**Supplied material**
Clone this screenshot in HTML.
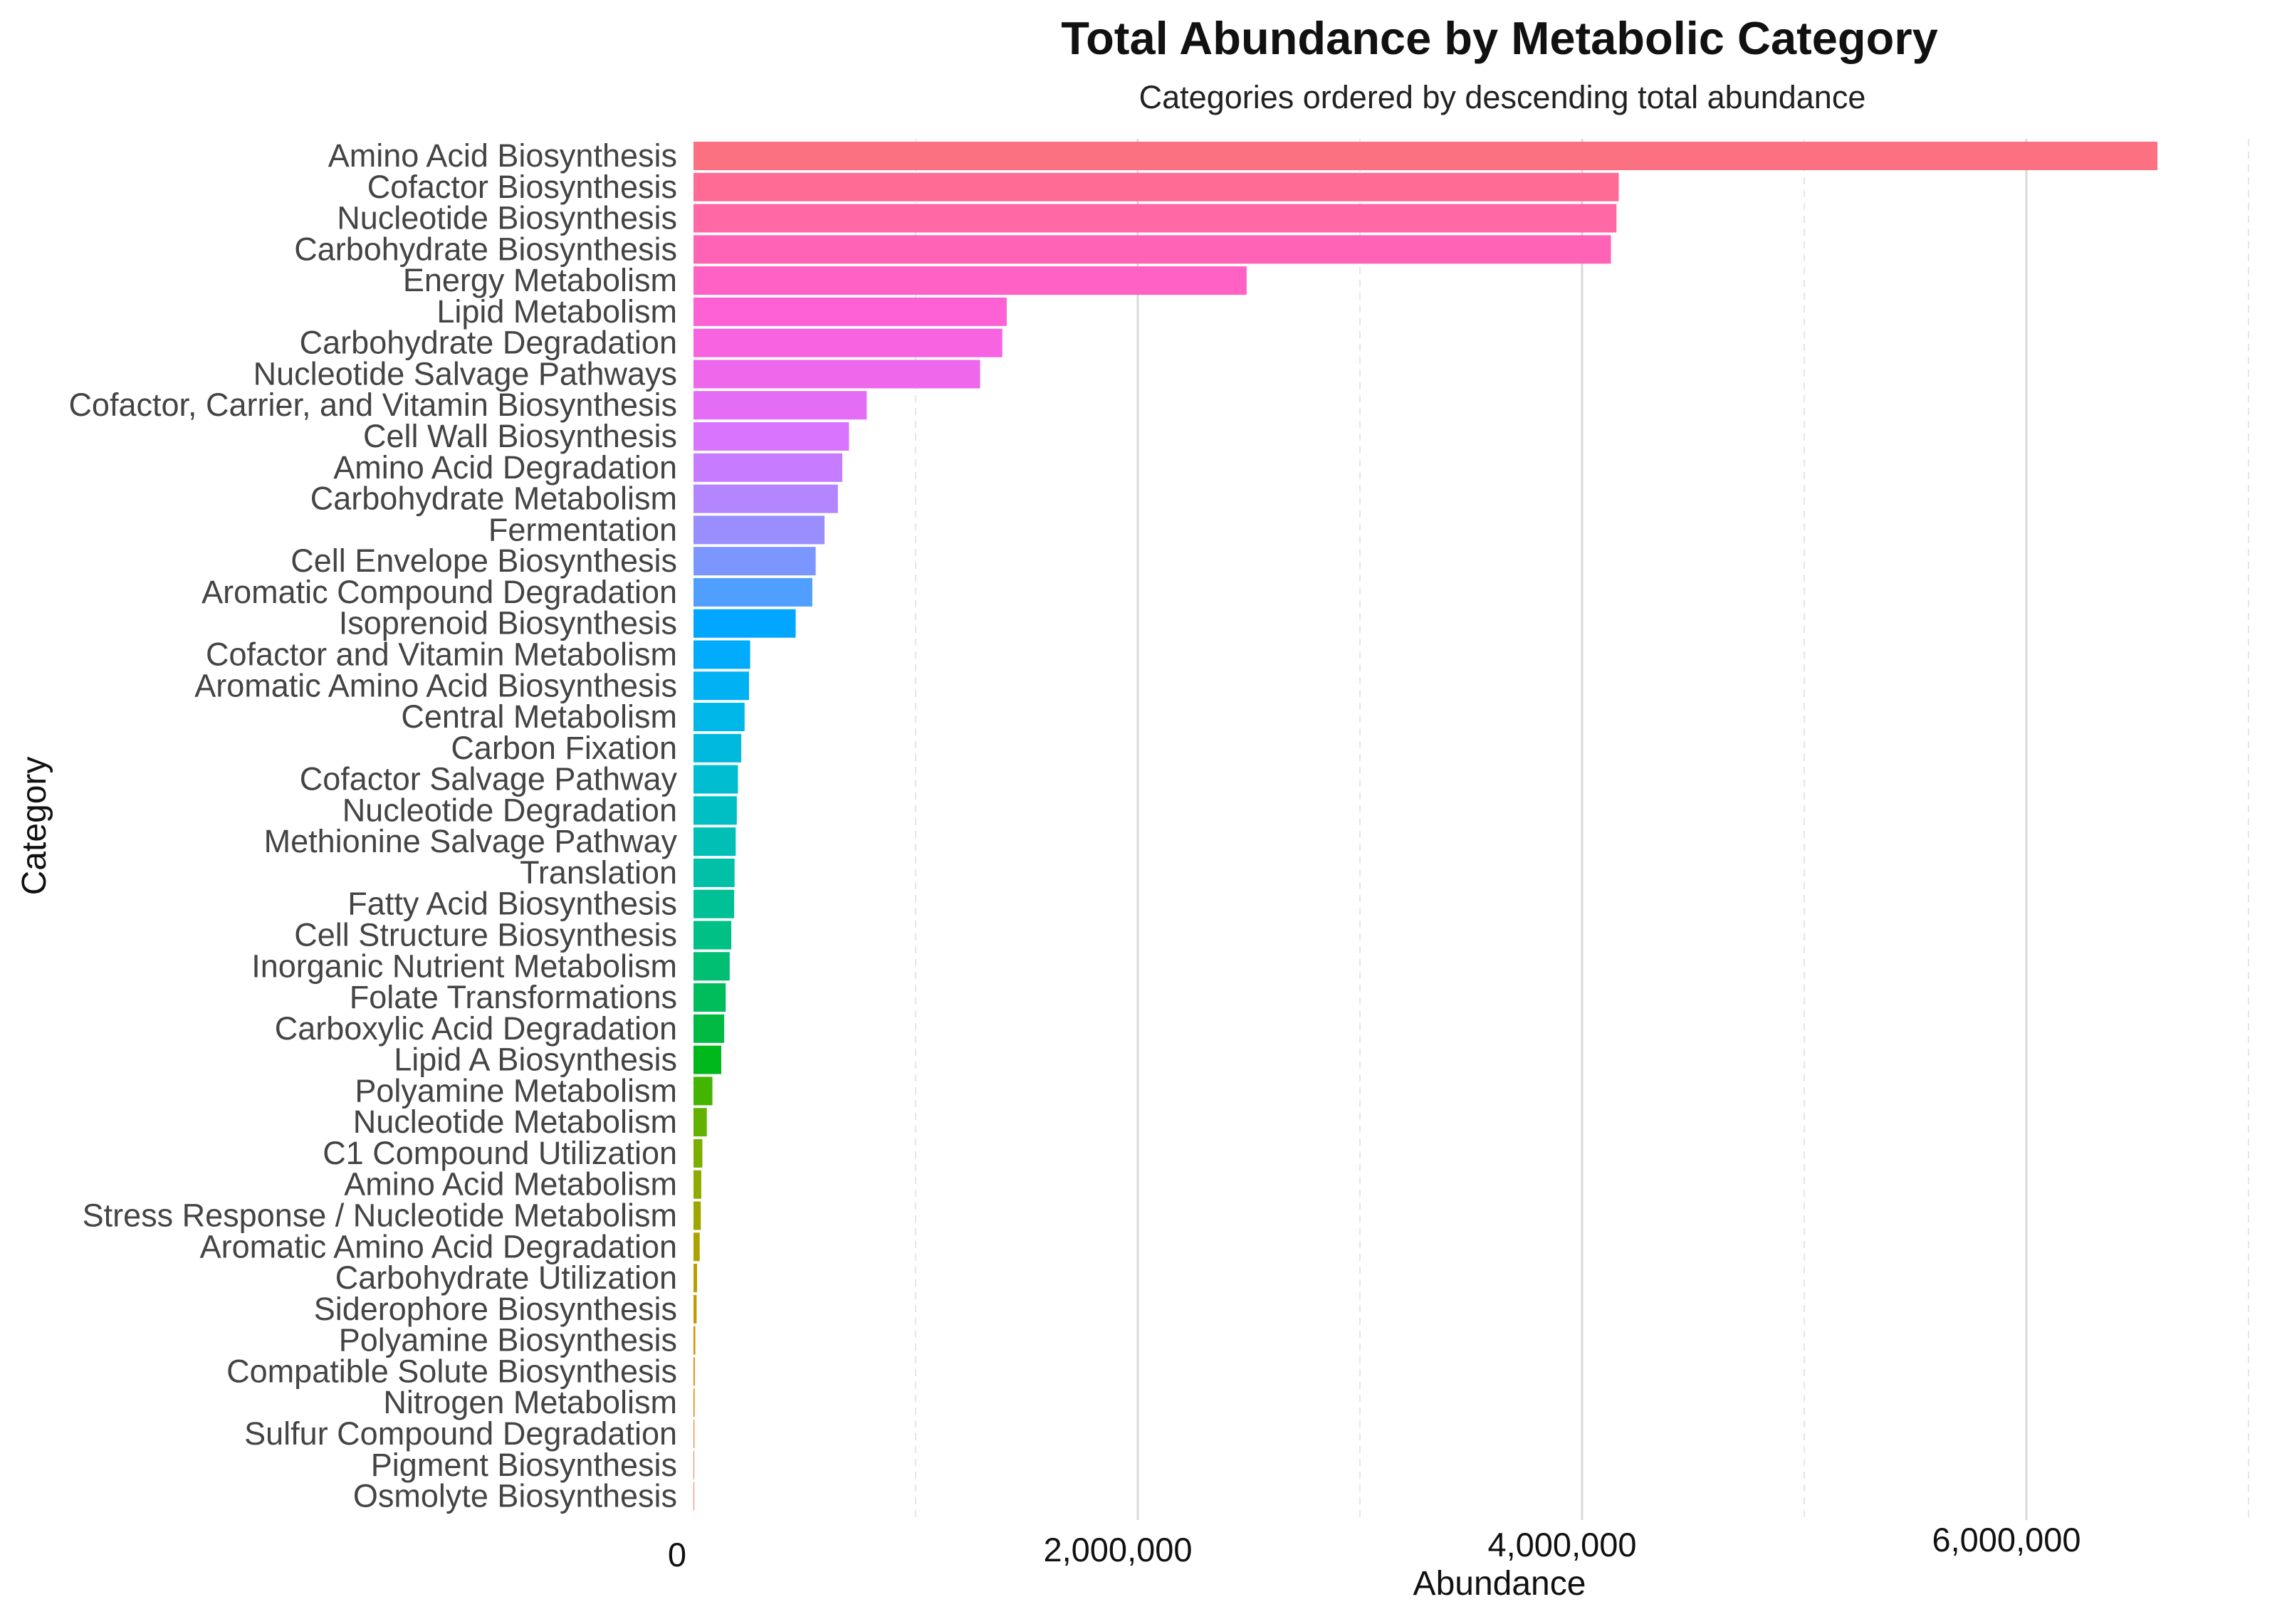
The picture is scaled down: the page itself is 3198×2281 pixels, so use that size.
<!DOCTYPE html>
<html><head><meta charset="utf-8"><style>
html,body{margin:0;padding:0;background:#fff;}
svg{display:block;font-family:"Liberation Sans",sans-serif;}
</style></head><body>
<svg id="chart" width="3198" height="2281" viewBox="0 0 3198 2281">
<text x="2106" y="76" text-anchor="middle" font-size="65" font-weight="bold" fill="#111">Total Abundance by Metabolic Category</text>
<text x="2110" y="152" text-anchor="middle" font-size="45" fill="#222">Categories ordered by descending total abundance</text>
<g id="grid"></g><g id="bars"></g><g id="ylabels"></g><g id="xticks"></g>
<text x="2106" y="2240" text-anchor="middle" font-size="48" fill="#111">Abundance</text>
<text transform="translate(64,1160) rotate(-90)" text-anchor="middle" font-size="48" fill="#111">Category</text>
</svg>
<script>
const categories=["Amino Acid Biosynthesis","Cofactor Biosynthesis","Nucleotide Biosynthesis","Carbohydrate Biosynthesis","Energy Metabolism","Lipid Metabolism","Carbohydrate Degradation","Nucleotide Salvage Pathways","Cofactor, Carrier, and Vitamin Biosynthesis","Cell Wall Biosynthesis","Amino Acid Degradation","Carbohydrate Metabolism","Fermentation","Cell Envelope Biosynthesis","Aromatic Compound Degradation","Isoprenoid Biosynthesis","Cofactor and Vitamin Metabolism","Aromatic Amino Acid Biosynthesis","Central Metabolism","Carbon Fixation","Cofactor Salvage Pathway","Nucleotide Degradation","Methionine Salvage Pathway","Translation","Fatty Acid Biosynthesis","Cell Structure Biosynthesis","Inorganic Nutrient Metabolism","Folate Transformations","Carboxylic Acid Degradation","Lipid A Biosynthesis","Polyamine Metabolism","Nucleotide Metabolism","C1 Compound Utilization","Amino Acid Metabolism","Stress Response / Nucleotide Metabolism","Aromatic Amino Acid Degradation","Carbohydrate Utilization","Siderophore Biosynthesis","Polyamine Biosynthesis","Compatible Solute Biosynthesis","Nitrogen Metabolism","Sulfur Compound Degradation","Pigment Biosynthesis","Osmolyte Biosynthesis"];
const values=[6590000,4165000,4155000,4130000,2490000,1410000,1390000,1290000,780000,700000,670000,650000,590000,550000,535000,460000,255000,250000,230000,215000,200000,195000,190000,185000,183000,170000,163000,145000,138000,125000,85000,60000,40000,35000,33000,28000,16000,14000,8000,6000,5000,4000,3000,2000];
const majorTicks=[0,2000000,4000000,6000000];
const tickLabels=["0","2,000,000","4,000,000","6,000,000"];
const minorTicks=[1000000,3000000,5000000,7000000];
const NS="http://www.w3.org/2000/svg";
const x0=974,k=312/1e6;
const xs=v=>x0+v*k;
const yc=i=>219+i*43.78;
function hcl(h,c,l){const Xn=95.047,Yn=100,Zn=108.883;const un=4*Xn/(Xn+15*Yn+3*Zn),vn=9*Yn/(Xn+15*Yn+3*Zn);
const Y=Math.pow((l+16)/116,3)*100;const hr=h*Math.PI/180;const u=c*Math.cos(hr),v=c*Math.sin(hr);
const up=u/(13*l)+un,vp=v/(13*l)+vn;const X=Y*9*up/(4*vp),Z=Y*(12-3*up-20*vp)/(4*vp);
const x=X/100,y=Y/100,z=Z/100;
let r=3.2404542*x-1.5371385*y-0.4985314*z,g=-0.9692660*x+1.8760108*y+0.0415560*z,b=0.0556434*x-0.2040259*y+1.0572252*z;
const gm=t=>{t=t<=0.0031308?12.92*t:1.055*Math.pow(t,1/2.4)-0.055;return Math.round(Math.max(0,Math.min(1,t))*255);};
return `rgb(${gm(r)},${gm(g)},${gm(b)})`;}
const grid=document.getElementById('grid');
minorTicks.forEach((t,i)=>{const l=document.createElementNS(NS,'line');
l.setAttribute('x1',xs(t));l.setAttribute('x2',xs(t));l.setAttribute('y1',195);l.setAttribute('y2',2135);
l.setAttribute('stroke','#e6e6e6');l.setAttribute('stroke-width','2');l.setAttribute('stroke-dasharray','10 8');


grid.appendChild(l);});
majorTicks.slice(1).forEach((t,i)=>{const l=document.createElementNS(NS,'line');
l.setAttribute('x1',xs(t));l.setAttribute('x2',xs(t));l.setAttribute('y1',195);l.setAttribute('y2',2135);
l.setAttribute('stroke','#d9d9d9');l.setAttribute('stroke-width','3');


grid.appendChild(l);});
const bars=document.getElementById('bars'),yl=document.getElementById('ylabels');
const n=categories.length;
categories.forEach((c,i)=>{
const hue=15+(n-1-i)*360/n;
const r=document.createElementNS(NS,'rect');
r.setAttribute('x',x0);r.setAttribute('y',yc(i)-20);r.setAttribute('height',40);
r.setAttribute('width',Math.max(1,xs(values[i])-x0));r.setAttribute('fill',hcl(hue,100,65));


bars.appendChild(r);
const t=document.createElementNS(NS,'text');
t.setAttribute('x',951);t.setAttribute('y',yc(i)+15);t.setAttribute('text-anchor','end');
t.setAttribute('font-size','45');t.setAttribute('fill','#444');t.textContent=c;


yl.appendChild(t);});
const xt=document.getElementById('xticks');
majorTicks.forEach((t,i)=>{const e=document.createElementNS(NS,'text');
e.setAttribute('x',i==0?951:xs(t)-28);e.setAttribute('y',2200-i*7);e.setAttribute('text-anchor','middle');
e.setAttribute('font-size','47');e.setAttribute('fill','#111');e.textContent=tickLabels[i];


xt.appendChild(e);});
</script>
</body></html>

**Set exercise**
Omit the pictures, then quote the rest of the material above exactly.

**Problem solution**
Clone this screenshot in HTML.
The picture is scaled down: the page itself is 3198×2281 pixels, so use that size.
<!DOCTYPE html>
<html><head><meta charset="utf-8"><style>
html,body{margin:0;padding:0;background:#fff;}
svg{display:block;font-family:"Liberation Sans",sans-serif;}
</style></head><body>
<svg id="chart" width="3198" height="2281" viewBox="0 0 3198 2281">
<text x="2106" y="76" text-anchor="middle" font-size="65" font-weight="bold" fill="#111">Total Abundance by Metabolic Category</text>
<text x="2110" y="152" text-anchor="middle" font-size="45" fill="#222">Categories ordered by descending total abundance</text>
<g id="grid"></g><g id="bars"></g><g id="ylabels"></g><g id="xticks"></g>
<text x="2106" y="2240" text-anchor="middle" font-size="48" fill="#111">Abundance</text>
<text transform="translate(64,1160) rotate(-90)" text-anchor="middle" font-size="48" fill="#111">Category</text>
</svg>
<script>
const categories=["Amino Acid Biosynthesis","Cofactor Biosynthesis","Nucleotide Biosynthesis","Carbohydrate Biosynthesis","Energy Metabolism","Lipid Metabolism","Carbohydrate Degradation","Nucleotide Salvage Pathways","Cofactor, Carrier, and Vitamin Biosynthesis","Cell Wall Biosynthesis","Amino Acid Degradation","Carbohydrate Metabolism","Fermentation","Cell Envelope Biosynthesis","Aromatic Compound Degradation","Isoprenoid Biosynthesis","Cofactor and Vitamin Metabolism","Aromatic Amino Acid Biosynthesis","Central Metabolism","Carbon Fixation","Cofactor Salvage Pathway","Nucleotide Degradation","Methionine Salvage Pathway","Translation","Fatty Acid Biosynthesis","Cell Structure Biosynthesis","Inorganic Nutrient Metabolism","Folate Transformations","Carboxylic Acid Degradation","Lipid A Biosynthesis","Polyamine Metabolism","Nucleotide Metabolism","C1 Compound Utilization","Amino Acid Metabolism","Stress Response / Nucleotide Metabolism","Aromatic Amino Acid Degradation","Carbohydrate Utilization","Siderophore Biosynthesis","Polyamine Biosynthesis","Compatible Solute Biosynthesis","Nitrogen Metabolism","Sulfur Compound Degradation","Pigment Biosynthesis","Osmolyte Biosynthesis"];
const values=[6590000,4165000,4155000,4130000,2490000,1410000,1390000,1290000,780000,700000,670000,650000,590000,550000,535000,460000,255000,250000,230000,215000,200000,195000,190000,185000,183000,170000,163000,145000,138000,125000,85000,60000,40000,35000,33000,28000,16000,14000,8000,6000,5000,4000,3000,2000];
const majorTicks=[0,2000000,4000000,6000000];
const tickLabels=["0","2,000,000","4,000,000","6,000,000"];
const minorTicks=[1000000,3000000,5000000,7000000];
const NS="http://www.w3.org/2000/svg";
const x0=974,k=312/1e6;
const xs=v=>x0+v*k;
const yc=i=>219+i*43.78;
function hcl(h,c,l){const Xn=95.047,Yn=100,Zn=108.883;const un=4*Xn/(Xn+15*Yn+3*Zn),vn=9*Yn/(Xn+15*Yn+3*Zn);
const Y=Math.pow((l+16)/116,3)*100;const hr=h*Math.PI/180;const u=c*Math.cos(hr),v=c*Math.sin(hr);
const up=u/(13*l)+un,vp=v/(13*l)+vn;const X=Y*9*up/(4*vp),Z=Y*(12-3*up-20*vp)/(4*vp);
const x=X/100,y=Y/100,z=Z/100;
let r=3.2404542*x-1.5371385*y-0.4985314*z,g=-0.9692660*x+1.8760108*y+0.0415560*z,b=0.0556434*x-0.2040259*y+1.0572252*z;
const gm=t=>{t=t<=0.0031308?12.92*t:1.055*Math.pow(t,1/2.4)-0.055;return Math.round(Math.max(0,Math.min(1,t))*255);};
return `rgb(${gm(r)},${gm(g)},${gm(b)})`;}
const grid=document.getElementById('grid');
minorTicks.forEach((t,i)=>{const l=document.createElementNS(NS,'line');
l.setAttribute('x1',xs(t));l.setAttribute('x2',xs(t));l.setAttribute('y1',195);l.setAttribute('y2',2135);
l.setAttribute('stroke','#e6e6e6');l.setAttribute('stroke-width','2');l.setAttribute('stroke-dasharray','10 8');


grid.appendChild(l);});
majorTicks.slice(1).forEach((t,i)=>{const l=document.createElementNS(NS,'line');
l.setAttribute('x1',xs(t));l.setAttribute('x2',xs(t));l.setAttribute('y1',195);l.setAttribute('y2',2135);
l.setAttribute('stroke','#d9d9d9');l.setAttribute('stroke-width','3');


grid.appendChild(l);});
const bars=document.getElementById('bars'),yl=document.getElementById('ylabels');
const n=categories.length;
categories.forEach((c,i)=>{
const hue=15+(n-1-i)*360/n;
const r=document.createElementNS(NS,'rect');
r.setAttribute('x',x0);r.setAttribute('y',yc(i)-20);r.setAttribute('height',40);
r.setAttribute('width',Math.max(1,xs(values[i])-x0));r.setAttribute('fill',hcl(hue,100,65));


bars.appendChild(r);
const t=document.createElementNS(NS,'text');
t.setAttribute('x',951);t.setAttribute('y',yc(i)+15);t.setAttribute('text-anchor','end');
t.setAttribute('font-size','45');t.setAttribute('fill','#444');t.textContent=c;


yl.appendChild(t);});
const xt=document.getElementById('xticks');
majorTicks.forEach((t,i)=>{const e=document.createElementNS(NS,'text');
e.setAttribute('x',i==0?951:xs(t)-28);e.setAttribute('y',2200-i*7);e.setAttribute('text-anchor','middle');
e.setAttribute('font-size','47');e.setAttribute('fill','#111');e.textContent=tickLabels[i];


xt.appendChild(e);});
</script>
</body></html>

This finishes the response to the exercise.